Qui a intérêt à déstabiliser la république du Voulou, un rare exemple réussi de développement économique et du dialogue Nord-Sud, et à faire chuter son Président-Fondateur, le « Bien aimé » ? Qui a commandité les assassinats de deux hommes d’affaires français, venus concrétiser de juteux contrats ? Tout cela est-il-lié ? Pas si simple, mais les événements suscitent assez d’inquiétude pour alerter les services spéciaux de la CEDEAO et envoyer à Kango l’agent spécial sénégalais Bara Ndiaye.
Il ne manque rien dans Fureur noire à Kango de ce qui faisait en 1988 le bon polar d’aventures, africain ou non.
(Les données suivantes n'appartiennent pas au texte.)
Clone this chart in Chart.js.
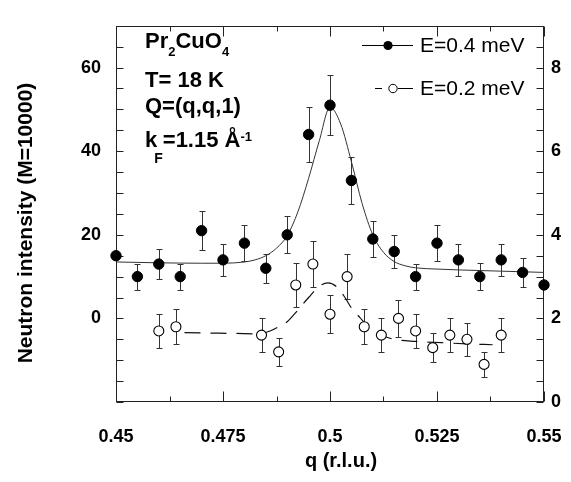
<!DOCTYPE html>
<html><head><meta charset="utf-8">
<script src="https://cdn.jsdelivr.net/npm/chart.js@4.4.1/dist/chart.umd.min.js"></script>
<style>
html,body{margin:0;padding:0;background:#fff;overflow:hidden;}
#wrap{position:relative;width:561px;height:482px;}
</style></head><body>
<div id="wrap"><canvas id="c" width="561" height="482"></canvas></div>
<script>
// ---- data ----
const qFilled = [0.45,0.455,0.46,0.465,0.47,0.475,0.48,0.485,0.49,0.495,0.5,0.505,0.51,0.515,0.52,0.525,0.53,0.535,0.54,0.545,0.55];
const iFilled = [15,10,13,10,21,14,18,12,20,44,51,33,19,16,10,18,14,10,14,11,8];
const eFilled = [null,3.1,3.6,3.1,4.6,3.8,4.3,3.5,4.4,6.6,7.2,5.7,4.3,4.0,3.1,4.3,3.8,3.2,3.8,3.4,null];

const qOpen = [0.46,0.464,0.484,0.488,0.492,0.496,0.5,0.504,0.508,0.512,0.516,0.52,0.524,0.528,0.532,0.536,0.54];
const iOpen = [-3,-2,-4,-8,8,13,1,10,-2,-4,0,-3,-7,-4,-5,-11,-4];
const eOpen = [4.1,4.2,4.0,3.4,5.3,5.6,4.6,5.3,4.2,4.0,4.5,4.1,3.5,4.0,3.9,3.0,4.0];

const qFitFilled = [0.45,0.46,0.47,0.475,0.48,0.4825,0.485,0.4875,0.49,0.4925,0.495,0.4975,0.5,0.5025,0.505,0.5075,0.51,0.5125,0.515,0.5175,0.52,0.525,0.53,0.54,0.55];
const iFitFilled = [13.5,13.3,13.2,13.2,13.5,14.0,15.0,16.8,19.8,25.5,33.5,42.5,50.5,46.5,37.5,27.5,20.0,15.8,13.6,12.6,12.1,11.8,11.6,11.3,11.0];

const qFitOpen = [0.466,0.472,0.478,0.483,0.486,0.488,0.49,0.4925,0.495,0.4975,0.4995,0.5015,0.5035,0.505,0.507,0.509,0.5115,0.515,0.52,0.526,0.532,0.538];
const iFitOpen = [-3.4,-3.5,-3.6,-3.7,-3.0,-2.0,-0.8,2.0,5.0,7.7,8.5,7.6,5.0,2.5,0.2,-2.0,-3.8,-5.0,-5.5,-5.8,-6.1,-6.3];

const xTickValues = [0.45,0.475,0.5,0.525,0.55];
const xTickLabels = ['0.45','0.475','0.5','0.525','0.55'];
const yTickValues = [0,20,40,60];
const yTickLabels = ['0','20','40','60'];
const y2TickValues = [0,20,40,60,80];
const y2TickLabels = ['0','20','40','60','80'];

const seriesLabels = ['E=0.4 meV','E=0.2 meV'];
const xTitle = 'q (r.l.u.)';
const yTitle = 'Neutron intensity (M=10000)';

// ---- styling ----
const FONT = '"Liberation Sans", Arial, Helvetica, sans-serif';
const INK = '#000';

const pts = (xs, ys) => xs.map((x, i) => ({x, y: ys[i]}));

const errorBars = {
  id: 'errorBars',
  beforeDatasetsDraw(chart) {
    const ctx = chart.ctx, xs = chart.scales.x, ys = chart.scales.y;
    ctx.save();
    ctx.strokeStyle = '#333';
    ctx.lineWidth = 1;
    const draw = (qa, ia, ea) => {
      qa.forEach((q, i) => {
        const e = ea[i];
        if (e == null) return;
        const px = Math.round(xs.getPixelForValue(q)) + 0.5;
        const top = Math.round(ys.getPixelForValue(ia[i] + e)) + 0.5;
        const bot = Math.round(ys.getPixelForValue(ia[i] - e)) + 0.5;
        ctx.beginPath();
        ctx.moveTo(px, top); ctx.lineTo(px, bot);
        ctx.moveTo(px - 3, top); ctx.lineTo(px + 3, top);
        ctx.moveTo(px - 3, bot); ctx.lineTo(px + 3, bot);
        ctx.stroke();
      });
    };
    draw(qFilled, iFilled, eFilled);
    draw(qOpen, iOpen, eOpen);
    ctx.restore();
  }
};

const frame = {
  id: 'frame',
  beforeDatasetsDraw(chart) {
    const ctx = chart.ctx, a = chart.chartArea;
    const xs = chart.scales.x, ys = chart.scales.y;
    ctx.save();
    ctx.strokeStyle = '#222';
    ctx.lineWidth = 1;
    const L = Math.round(a.left) + 0.5, R = Math.round(a.right) - 0.5;
    const T = Math.round(a.top) + 0.5, B = Math.round(a.bottom) - 0.5;
    ctx.strokeRect(L, T, R - L, B - T);
    ctx.beginPath();
    for (let v = -20; v <= 70; v += 5) {
      const py = Math.round(ys.getPixelForValue(v)) + 0.5;
      ctx.moveTo(L, py); ctx.lineTo(L + 7, py);
      ctx.moveTo(R, py); ctx.lineTo(R - 7, py);
    }
    for (let k = 0; k <= 8; k++) {
      const v = 0.45 + k * 0.0125;
      const len = (k % 2 === 0) ? 10 : 5;
      const px = Math.round(xs.getPixelForValue(v)) + 0.5;
      ctx.moveTo(px, B); ctx.lineTo(px, B - len);
      ctx.moveTo(px, T); ctx.lineTo(px, T + len);
    }
    ctx.stroke();
    ctx.restore();
  }
};

function drawRich(ctx, x, y, parts) {
  let cx = x;
  for (const p of parts) {
    ctx.font = `bold ${p.s}px ${FONT}`;
    ctx.fillText(p.t, cx + (p.dx || 0), y + (p.dy || 0));
    cx += ctx.measureText(p.t).width + (p.dx || 0);
  }
}

const annotations = {
  id: 'annotations',
  afterDraw(chart) {
    const ctx = chart.ctx;
    ctx.save();
    ctx.fillStyle = INK;
    ctx.textBaseline = 'alphabetic';
    ctx.textAlign = 'left';
    drawRich(ctx, 145, 48, [{t:'Pr',s:22},{t:'2',s:13,dy:8},{t:'CuO',s:22},{t:'4',s:13,dy:8}]);
    drawRich(ctx, 145, 87, [{t:'T= 18 K',s:22}]);
    drawRich(ctx, 145, 113, [{t:'Q=(q,q,1)',s:22}]);
    drawRich(ctx, 145, 147, [{t:'k',s:22},{t:'F',s:14,dy:16,dx:-3},{t:'=1.15 Å',s:22},{t:'-1',s:13,dy:-6}]);

    // legend
    const ds = chart.data.datasets;
    ctx.strokeStyle = INK; ctx.lineWidth = 1;
    ctx.beginPath(); ctx.moveTo(362, 45.5); ctx.lineTo(413, 45.5); ctx.stroke();
    ctx.beginPath(); ctx.arc(388, 45.5, 4.6, 0, Math.PI * 2); ctx.fill();
    ctx.beginPath(); ctx.moveTo(375, 88.5); ctx.lineTo(382, 88.5); ctx.moveTo(398, 88.5); ctx.lineTo(413, 88.5); ctx.stroke();
    ctx.beginPath(); ctx.arc(393, 88.5, 4.2, 0, Math.PI * 2); ctx.fillStyle = '#fff'; ctx.fill(); ctx.stroke();
    ctx.fillStyle = INK;
    ctx.font = `21px ${FONT}`;
    ctx.textBaseline = 'middle';
    ctx.fillText(ds[0].label, 420, 46);
    ctx.fillText(ds[1].label, 420, 89);

    // axis titles
    ctx.font = `bold 20px ${FONT}`;
    ctx.textAlign = 'center';
    ctx.fillText(xTitle, 341, 461);
    ctx.save();
    ctx.translate(26, 223);
    ctx.rotate(-Math.PI / 2);
    ctx.font = `bold 21px ${FONT}`;
    ctx.fillText(yTitle, 0, 0);
    ctx.restore();
    ctx.restore();
  }
};

const tickFont = {family: FONT, size: 18, weight: 'bold'};

new Chart(document.getElementById('c'), {
  type: 'scatter',
  data: {
    datasets: [
      {label: seriesLabels[0], data: pts(qFilled, iFilled), showLine: false,
       pointRadius: 5.2, pointBackgroundColor: INK, pointBorderColor: INK, pointBorderWidth: 1,
       clip: false, order: 1},
      {label: seriesLabels[1], data: pts(qOpen, iOpen), showLine: false,
       pointRadius: 5, pointBackgroundColor: '#fff', pointBorderColor: INK, pointBorderWidth: 1.1,
       clip: false, order: 0},
      {label: 'fit 0.4', data: pts(qFitFilled, iFitFilled), showLine: true, pointRadius: 0,
       borderColor: '#333', borderWidth: 1, cubicInterpolationMode: 'monotone', order: 3},
      {label: 'fit 0.2', data: pts(qFitOpen, iFitOpen), showLine: true, pointRadius: 0,
       borderColor: '#111', borderWidth: 1.2, borderDash: [16, 10], cubicInterpolationMode: 'monotone', order: 3}
    ]
  },
  options: {
    responsive: false,
    animation: false,
    devicePixelRatio: 1,
    layout: {padding: {top: 5, left: 0, right: 0, bottom: 0}},
    plugins: {legend: {display: false}, tooltip: {enabled: false}},
    scales: {
      x: {
        type: 'linear', min: 0.45, max: 0.55,
        grid: {display: false, drawTicks: false},
        border: {display: false},
        afterBuildTicks: s => { s.ticks = xTickValues.map(v => ({value: v})); },
        ticks: {font: tickFont, color: INK, padding: 24, maxRotation: 0,
                callback: (v, i) => xTickLabels[i]},
        afterFit: s => { s.height = 80; s.paddingLeft = 0; s.paddingRight = 0; }
      },
      y: {
        type: 'linear', position: 'left', min: -20, max: 70,
        grid: {display: false, drawTicks: false},
        border: {display: false},
        afterBuildTicks: s => { s.ticks = yTickValues.map(v => ({value: v})); },
        ticks: {font: tickFont, color: INK, padding: 15, callback: (v, i) => yTickLabels[i]},
        afterFit: s => { s.width = 116; }
      },
      y2: {
        type: 'linear', position: 'right', min: 0, max: 90,
        grid: {display: false, drawTicks: false},
        border: {display: false},
        afterBuildTicks: s => { s.ticks = y2TickValues.map(v => ({value: v})); },
        ticks: {font: tickFont, color: INK, padding: 7, callback: (v, i) => y2TickLabels[i]},
        afterFit: s => { s.width = 17; }
      }
    }
  },
  plugins: [frame, errorBars, annotations]
});
</script>
</body></html>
Et, si l’on en croit la quatrième de couverture tous les ingrédients – sadisme, sexe, crimes –sont réunis, ce qui est un peu trompeur et racoleur : des crimes certes mais c'est la loi du genre, pas vraiment de sadisme et question sexe, des scènes un peu chaudes mais pas de quoi faire concurrence aux SAS d'alors.
Au niveau de l’intrigue, le roman tient bon et l’on se prend à s’intéresser à cette tentative par des hommes d’affaires proches du pouvoir de prendre sérieusement le destin du pays en main et de se débarrasser d’un régime qui connait certes des résultats encourageants – maîtrise des outils de production, autosuffisance alimentaire, etc. – mais est jugé trop proche des militaires à leur goût. Derrière de gigantesque complot, qui s’appuie sur des opposants en exil, se profile l’éternelle querelle du libéralisme contre l’étatisme, le libéralisme consistant ici pour ceux qui le prônent à s’enrichir un peu plus….
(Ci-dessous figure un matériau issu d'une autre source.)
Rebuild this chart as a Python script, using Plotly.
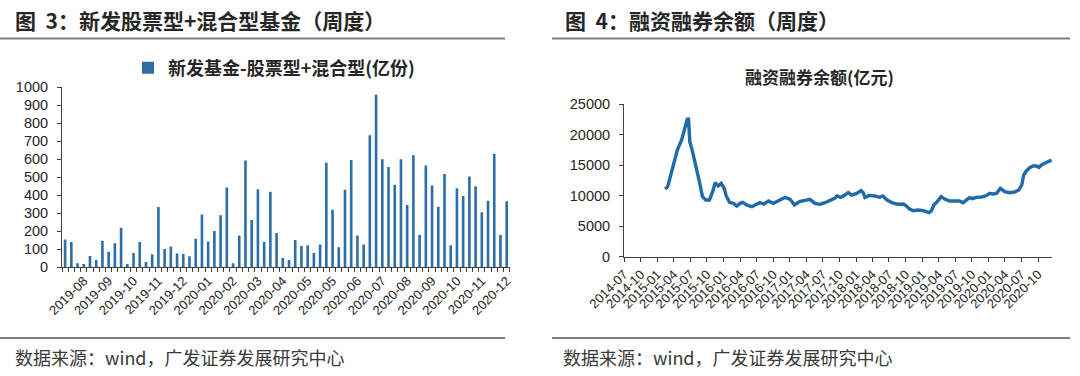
import plotly.graph_objects as go

# ---------------- Data: left chart (weekly new equity + hybrid funds, 亿份) ----------------
fund_values = [154, 141, 22, 18, 63, 41, 148, 87, 133, 220,
               18, 80, 141, 30, 72, 335, 102, 115, 76, 74,
               61, 159, 294, 144, 202, 289, 443, 22, 176, 593,
               263, 433, 141, 420, 191, 52, 41, 152, 119, 122,
               80, 126, 581, 320, 111, 431, 596, 176, 126, 733,
               959, 600, 557, 459, 600, 346, 622, 180, 565, 454,
               337, 519, 122, 439, 396, 504, 450, 306, 370, 631,
               180, 367]
fund_weeks = list(range(len(fund_values)))
fund_tick_labels = ["2019-08", "2019-09", "2019-10", "2019-11", "2019-12", "2020-01",
                    "2020-02", "2020-03", "2020-04", "2020-05", "2020-05", "2020-06",
                    "2020-07", "2020-08", "2020-09", "2020-10", "2020-11", "2020-12"]
fund_label_every = 4

# ---------------- Data: right chart (margin balance, 亿元) ----------------
margin_dates = [
    "2015-02-13", "2015-02-27", "2015-03-16", "2015-04-03", "2015-04-21", "2015-05-15",
    "2015-06-02", "2015-06-15", "2015-06-22", "2015-06-29", "2015-07-14", "2015-08-01",
    "2015-08-19", "2015-09-07", "2015-09-25", "2015-10-15", "2015-11-02", "2015-11-16",
    "2015-12-03", "2015-12-19", "2016-01-05", "2016-01-16", "2016-02-03", "2016-02-25",
    "2016-03-14", "2016-04-01", "2016-04-16", "2016-05-08", "2016-06-05", "2016-06-23",
    "2016-07-20", "2016-08-11", "2016-09-04", "2016-10-02", "2016-10-29", "2016-12-06",
    "2017-01-03", "2017-01-26", "2017-02-23", "2017-03-26", "2017-04-22", "2017-05-19",
    "2017-06-16", "2017-07-13", "2017-08-09", "2017-09-05", "2017-09-18", "2017-10-08",
    "2017-11-01", "2017-11-19", "2017-12-07", "2018-01-05", "2018-01-28", "2018-02-10",
    "2018-02-19", "2018-03-15", "2018-04-14", "2018-05-11", "2018-05-29", "2018-06-21",
    "2018-07-15", "2018-08-12", "2018-09-01", "2018-09-20", "2018-10-06", "2018-10-25",
    "2018-11-12", "2018-12-09", "2019-01-06", "2019-01-25", "2019-02-08", "2019-02-21",
    "2019-03-06", "2019-03-25", "2019-04-16", "2019-05-05", "2019-06-01", "2019-06-29",
    "2019-07-26", "2019-08-14", "2019-09-01", "2019-09-19", "2019-10-05", "2019-10-26",
    "2019-11-24", "2019-12-17", "2020-01-09", "2020-01-24", "2020-02-15", "2020-03-07",
    "2020-03-31", "2020-04-27", "2020-05-25", "2020-06-17", "2020-07-03", "2020-07-14",
    "2020-07-28", "2020-08-16", "2020-09-03", "2020-09-22", "2020-10-06", "2020-10-20",
    "2020-11-07", "2020-11-26", "2020-12-14"]
margin_values = [
    11100, 11490, 13400, 15590, 17500, 19150,
    21060, 22540, 22540, 18870, 17230, 15040,
    12580, 9850, 9300, 9300, 10670, 12140,
    11600, 12030, 11210, 9960, 8920, 8750,
    8310, 8750, 8920, 8480, 8200, 8480,
    8860, 8640, 9130, 8750, 9190, 9740,
    9410, 8480, 9030, 9300, 9410, 8750,
    8590, 8860, 9190, 9570, 9960, 9740,
    10120, 10500, 10120, 10390, 10830, 10500,
    9740, 10060, 9960, 9740, 9960, 9300,
    8920, 8640, 8600, 8640, 8310, 7770,
    7550, 7660, 7550, 7380, 7220, 7550,
    8480, 9030, 9850, 9460, 9130, 9130,
    9130, 8860, 9300, 9680, 9520, 9740,
    9790, 9960, 10390, 10280, 10390, 11210,
    10670, 10500, 10610, 10940, 11760, 13400,
    14060, 14600, 14880, 14880, 14660, 15040,
    15320, 15590, 15860]
margin_tick_labels = ["2014-07", "2014-10", "2015-01", "2015-04", "2015-07", "2015-10",
                      "2016-01", "2016-04", "2016-07", "2016-10", "2017-01", "2017-04",
                      "2017-07", "2017-10", "2018-01", "2018-04", "2018-07", "2018-10",
                      "2019-01", "2019-04", "2019-07", "2019-10", "2020-01", "2020-04",
                      "2020-07", "2020-10"]

# ---------------- Styles ----------------
W, H = 1080, 376
BAR_COLOR = "#2E6EA6"
LINE_COLOR = "#216AA8"
AXIS_COLOR = "#404040"
TEXT_COLOR = "#262626"
CJK = "Noto Sans CJK SC"
LATIN = "Arial, Liberation Sans, sans-serif"


def px_x(v):
    return v / W


def px_y(v):
    return 1 - v / H


fig = go.Figure()

fig.add_trace(go.Bar(
    x=fund_weeks, y=fund_values, marker=dict(color=BAR_COLOR, line=dict(width=0)),
    width=0.42, name="<b>新发基金-股票型+混合型(亿份)</b>", showlegend=True,
    xaxis="x", yaxis="y"))

fig.add_trace(go.Scatter(
    x=margin_dates, y=margin_values, mode="lines",
    line=dict(color=LINE_COLOR, width=3.4), showlegend=False,
    xaxis="x2", yaxis="y2"))

n = len(fund_values)
tickvals_left = list(range(n - 1 - fund_label_every * (len(fund_tick_labels) - 1), n, fund_label_every))

axis_common = dict(showgrid=False, zeroline=False, showline=True, linecolor=AXIS_COLOR,
                   linewidth=1, automargin=False)
xfont = dict(family=LATIN, size=13, color=TEXT_COLOR)
yfont = dict(family=LATIN, size=14.5, color=TEXT_COLOR)

fig.update_layout(
    template="none",
    width=W, height=H, margin=dict(l=0, r=0, t=0, b=0, pad=0),
    paper_bgcolor="white", plot_bgcolor="white",
    bargap=0.5,
    xaxis=dict(domain=[px_x(62), px_x(509.8)], range=[-0.5, n - 0.5],
               tickmode="array", tickvals=tickvals_left, ticktext=fund_tick_labels,
               tickangle=-45, ticks="", anchor="y", tickfont=xfont,
               minor=dict(tickmode="linear", tick0=-0.5, dtick=1, ticks="outside",
                          ticklen=4, tickcolor=AXIS_COLOR, tickwidth=1, showgrid=False),
               **axis_common),
    yaxis=dict(domain=[px_y(267.3), px_y(87.3)], range=[0, 1000], dtick=100,
               tickformat="d", ticks="outside", ticklen=4, tickcolor=AXIS_COLOR,
               ticklabelstandoff=6, anchor="x", tickfont=yfont, **axis_common),
    xaxis2=dict(domain=[px_x(624), px_x(1052)], range=["2014-07-01", "2020-12-17"],
                type="date", tickmode="array",
                tickvals=[lbl + "-01" for lbl in margin_tick_labels],
                ticktext=margin_tick_labels, tickangle=-45, ticks="outside",
                ticklen=4, tickcolor=AXIS_COLOR, anchor="y2", tickfont=xfont,
                **axis_common),
    yaxis2=dict(domain=[px_y(256.7), px_y(104.3)], range=[0, 25000], dtick=5000,
                tickformat="d", ticks="outside", ticklen=4, tickcolor=AXIS_COLOR,
                ticklabelstandoff=6, anchor="x2", tickfont=yfont, **axis_common),
    legend=dict(x=px_x(128), y=px_y(68), xanchor="left", yanchor="middle",
                font=dict(family=CJK, size=18, color=TEXT_COLOR),
                bgcolor="rgba(0,0,0,0)", itemwidth=30, borderwidth=0),
    font=dict(family=CJK),
)

annotations = [
    dict(text="<b>图\u00a0\u00a03：新发股票型+混合型基金（周度）</b>", x=px_x(13), y=px_y(20),
         xanchor="left", yanchor="middle", font=dict(family=CJK, size=21, color=TEXT_COLOR)),
    dict(text="<b>图\u00a0\u00a04：融资融券余额（周度）</b>", x=px_x(563), y=px_y(20),
         xanchor="left", yanchor="middle", font=dict(family=CJK, size=21, color=TEXT_COLOR)),
    dict(text="<b>融资融券余额(亿元)</b>", x=px_x(819), y=px_y(77),
         xanchor="center", yanchor="middle", font=dict(family=CJK, size=17, color=TEXT_COLOR)),
    dict(text="数据来源：wind，广发证券发展研究中心", x=px_x(13), y=px_y(357),
         xanchor="left", yanchor="middle", font=dict(family=CJK, size=18, color="#3a3a3a")),
    dict(text="数据来源：wind，广发证券发展研究中心", x=px_x(561), y=px_y(357),
         xanchor="left", yanchor="middle", font=dict(family=CJK, size=18, color="#3a3a3a")),
]
for a in annotations:
    a.update(xref="paper", yref="paper", showarrow=False)
fig.update_layout(annotations=annotations)

line_style = dict(color="#7f7f7f", width=1.8)
shapes = [
    dict(type="line", x0=0, x1=px_x(505), y0=px_y(38.5), y1=px_y(38.5)),
    dict(type="line", x0=px_x(552), x1=px_x(1070), y0=px_y(38.5), y1=px_y(38.5)),
    dict(type="line", x0=0, x1=px_x(505), y0=px_y(338), y1=px_y(338)),
    dict(type="line", x0=px_x(552), x1=px_x(1070), y0=px_y(338), y1=px_y(338)),
]
for s in shapes:
    s.update(xref="paper", yref="paper", line=line_style)
fig.update_layout(shapes=shapes)

fig.write_html("out.html", config={"displayModeBar": False},
               post_script="document.body.style.margin='0';document.body.style.overflow='hidden';")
Bien, reprit Kakou, je crois que nous sommes assez avancés maintenant pour agir avec fermeté. Ce ne sera pas si près du but que l’on se laissera coiffer au poteau. Nous avons beaucoup fait, trop fait même, pour une redistribution des cartes au Voulou. Nous n’avons jamais reculé devant qui que ce soit encore moins un petit fouineur de Sénégalais à la manque.
Si les thèmes sont encore et toujours d’actualité, le style date un peu et le lecteur d’aujourd’hui se lassera peut-être vite de l'abus de stéréotypes : un agent spécial sans peur et sans pitié, des chefs efficaces, une belle complice des comploteurs aussi traîtresse que fatale, des méchants très méchants, etc. On peu aussi sourire de l’exotisme dont joue l’auteur, qui atteste du désir de dépasser la cible, privilégiée, du lectorat local, pour toucher de lecteur européen, dont la tâche est facilitée par des notes de bas de page.
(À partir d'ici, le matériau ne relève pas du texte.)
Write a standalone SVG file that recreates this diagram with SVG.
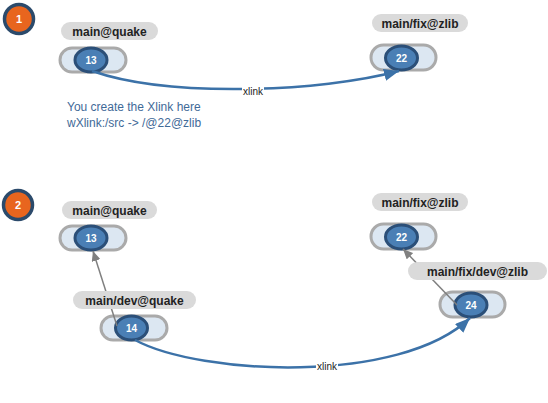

Pas de grand suspense donc dans Fureur noire à Kango, car comme l’écrit Iba Dia dans un autre roman, Mission à Libreville, « comme dans toute bonne fiction politique, la raison d’Etat finira par triompher. » et le Président-Fondateur, le ‘Bien aimé » en sera quitte pour un nouveau discours.
Iba Dia, Fureur noire à Kango, © Paris, Nouvelles édition africaines, 1988.